All in all, Pakistan is too important a country for the U.S. to allow its stability to be undermined to any significant degree. This has nothing to do with how important India has become in the imperial calculations. So far as the respective bilateral relationships with the U.S. are concerned, one does not go down because the other has gone up. The two countries are assigned different positions in strategic designs and divisions of labour in the overall imperial system, and only dependents and clients nurse the illusion that, with enough services rendered, they shall emerge as the permanent favourites to the exclusion of others.
It is time for the BJP-led government to stop bluffing others and deluding itself. It is somewhat pathetic that no one but themselves finds such bluffs and delusions credible. Meanwhile, the decline in the jehadi menace should not be construed as if the Indian government now has a free hand in Jammu and Kashmir to do as it wishes.

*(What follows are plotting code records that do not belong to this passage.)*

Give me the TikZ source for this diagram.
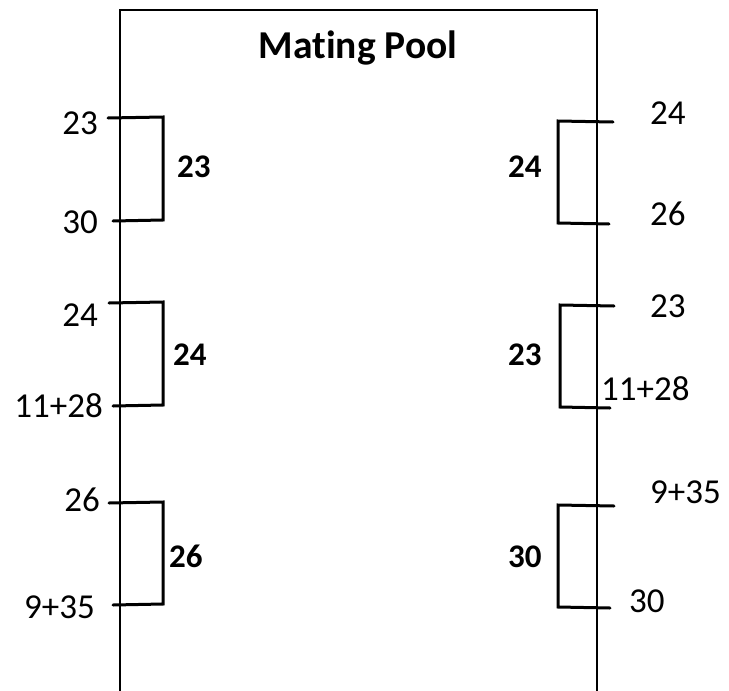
\documentclass[tikz,border=0pt]{standalone}
\usepackage{fontspec}
\setmainfont{Carlito}[Ligatures=NoCommon]
\begin{document}
\begin{tikzpicture}[x=1pt,y=-1pt,
  frame/.style={line width=1.8pt},
  pair/.style={line width=3pt,line cap=round},
  val/.style={font=\fontsize{35}{40}\selectfont,inner sep=0pt},
  pick/.style={font=\fontsize{33}{38}\selectfont\bfseries,inner sep=0pt,anchor=base west},
  title/.style={font=\fontsize{39.5}{44}\selectfont\bfseries,inner sep=0pt,anchor=base}]
\useasboundingbox (0,0) rectangle (729,691);
% pool outline (open at the bottom)
\draw[frame] (120,691) -- (120,10) -- (597,10) -- (597,691);
\node[title] (head) at (358,58) {Mating Pool};

% left column: parent pairs
\draw[pair] (108,118) -- (163,117) -- (163,220) -- (113,221);
\draw[pair] (109,303) -- (163,302) -- (163,405) -- (113,406);
\draw[pair] (109,503) -- (163,502) -- (163,604) -- (113,605);
\node[val,anchor=base east] (l1a) at (98,134) {23};
\node[val,anchor=base east] (l1b) at (98,233) {30};
\node[val,anchor=base east] (l2a) at (98,326) {24};
\node[val,anchor=base east] (l2b) at (103,417) {11+28};
\node[val,anchor=base east] (l3a) at (100,511) {26};
\node[val,anchor=base east] (l3b) at (95,618) {9+35};
\node[pick] (w1) at (177,177) {23};
\node[pick] (w2) at (173,365) {24};
\node[pick] (w3) at (169,567) {26};

% right column: parent pairs
\draw[pair] (613,122) -- (558,121) -- (558,223) -- (609,224);
\draw[pair] (614,306) -- (560,305) -- (560,407) -- (610,408);
\draw[pair] (614,506) -- (558,505) -- (558,607) -- (610,608);
\node[val,anchor=base west] (r1a) at (650,124) {24};
\node[val,anchor=base west] (r1b) at (650,225) {26};
\node[val,anchor=base west] (r2a) at (650,317) {23};
\node[val,anchor=base west] (r2b) at (601,400) {11+28};
\node[val,anchor=base west] (r3a) at (650,503) {9+35};
\node[val,anchor=base west] (r3b) at (629,612) {30};
\node[pick] (v1) at (508,177) {24};
\node[pick] (v2) at (508,365) {23};
\node[pick] (v3) at (508,567) {30};
\end{tikzpicture}
\end{document}
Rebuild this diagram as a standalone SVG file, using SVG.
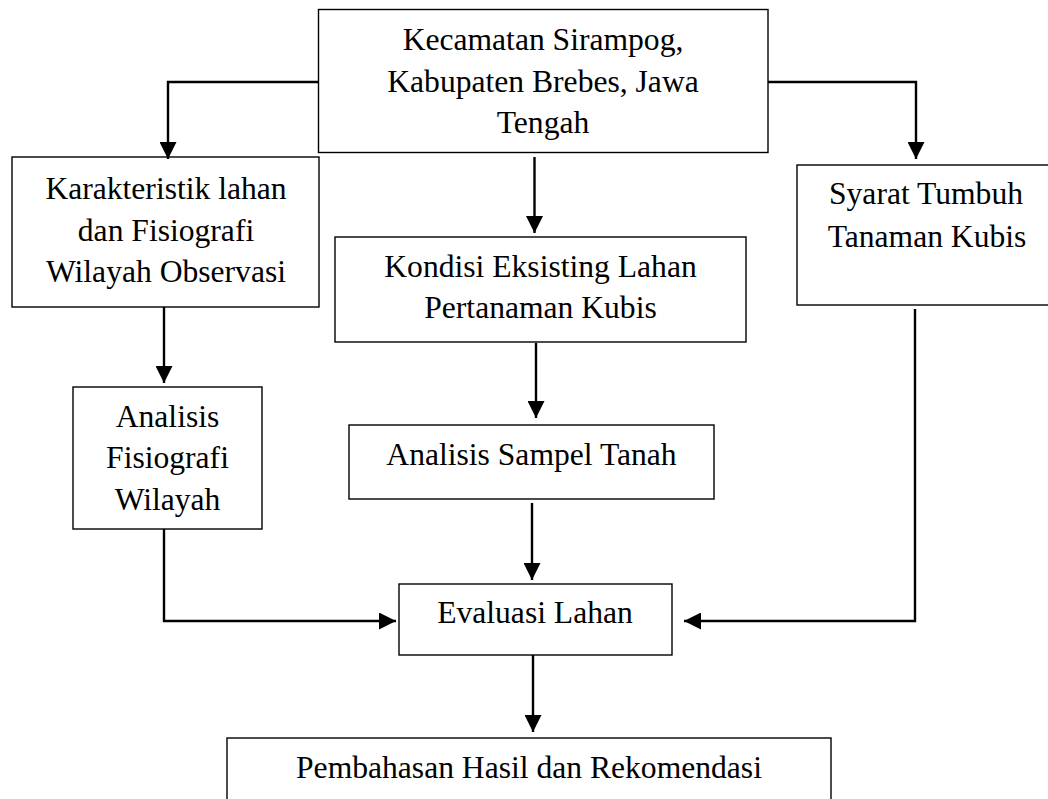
<svg xmlns="http://www.w3.org/2000/svg" width="1048" height="799" viewBox="0 0 1048 799">
<style>
.box{fill:#fff;stroke:#000;stroke-width:1.4}
.t{font-family:"Liberation Serif","Times New Roman",serif;font-size:31.6px;fill:#000;text-anchor:middle}
.c{fill:none;stroke:#000;stroke-width:2.4}
</style>
<defs>
<marker id="ah" markerUnits="userSpaceOnUse" markerWidth="17" markerHeight="17" viewBox="0 0 16 16" refX="16" refY="8" orient="auto">
<path d="M0,0 L16,8 L0,16 Z" fill="#000"/>
</marker>
</defs>
<rect width="1048" height="799" fill="#fff"/>
<g id="n-kecamatan">
<rect class="box" x="318.5" y="9.5" width="449.5" height="143"/>
<text class="t" x="543" y="50">Kecamatan Sirampog,</text>
<text class="t" x="543" y="92">Kabupaten Brebes, Jawa</text>
<text class="t" x="543" y="133">Tengah</text>
</g>
<g id="n-karakteristik">
<rect class="box" x="12" y="157" width="307" height="150"/>
<text class="t" x="166" y="199">Karakteristik lahan</text>
<text class="t" x="166" y="241">dan Fisiografi</text>
<text class="t" x="166" y="282">Wilayah Observasi</text>
</g>
<g id="n-kondisi">
<rect class="box" x="335" y="237" width="411" height="105"/>
<text class="t" x="540.5" y="277">Kondisi Eksisting Lahan</text>
<text class="t" x="540.5" y="318">Pertanaman Kubis</text>
</g>
<g id="n-syarat">
<rect class="box" x="797" y="165" width="260" height="140"/>
<text class="t" x="926" y="204">Syarat Tumbuh</text>
<text class="t" x="927" y="247">Tanaman Kubis</text>
</g>
<g id="n-analisis-fisiografi">
<rect class="box" x="73" y="387" width="189" height="142"/>
<text class="t" x="167.5" y="427">Analisis</text>
<text class="t" x="167.5" y="468">Fisiografi</text>
<text class="t" x="167.5" y="510">Wilayah</text>
</g>
<g id="n-analisis-sampel">
<rect class="box" x="349" y="425" width="365" height="74"/>
<text class="t" x="531.5" y="465">Analisis Sampel Tanah</text>
</g>
<g id="n-evaluasi">
<rect class="box" x="399" y="584" width="273" height="71"/>
<text class="t" x="535" y="623">Evaluasi Lahan</text>
</g>
<g id="n-pembahasan">
<rect class="box" x="227" y="738" width="604" height="80"/>
<text class="t" x="529" y="778">Pembahasan Hasil dan Rekomendasi</text>
</g>
<g id="connectors">
<path class="c" d="M318,82 H168 V159" marker-end="url(#ah)"/>
<path class="c" d="M768,82 H916 V159" marker-end="url(#ah)"/>
<path class="c" d="M534.5,157 V233" marker-end="url(#ah)"/>
<path class="c" d="M164,307 V383" marker-end="url(#ah)"/>
<path class="c" d="M536,343 V418" marker-end="url(#ah)"/>
<path class="c" d="M532,503 V580" marker-end="url(#ah)"/>
<path class="c" d="M164,529 V621 H396" marker-end="url(#ah)"/>
<path class="c" d="M915,309 V621 H684" marker-end="url(#ah)"/>
<path class="c" d="M533,655 V732" marker-end="url(#ah)"/>
</g>
</svg>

Frontline (March 1) published the text of an extraordinary interview that A.G. Noorani recently conducted with Sartaj Aziz, the former Foreign Minister of Pakistan, which spells out, for the first time in public, the terms on which Pakistan has been willing to move away from its historic and maximalist positions. Those terms need not be acceptable to either India or the people of Jammu and Kashmir but India does need to abandon its war-mongering brinksmanship and its delusions that the time has come to dictate terms to all other parties concerned. With the decline of jehad India has a historic opportunity to reverse the terrible trends of the past decade or more, meet flexibility with flexibility. It now needs to explore new and imaginative solutions leading to lasting peace, not consider the war that the more irresponsible elements in government seem to be contemplating.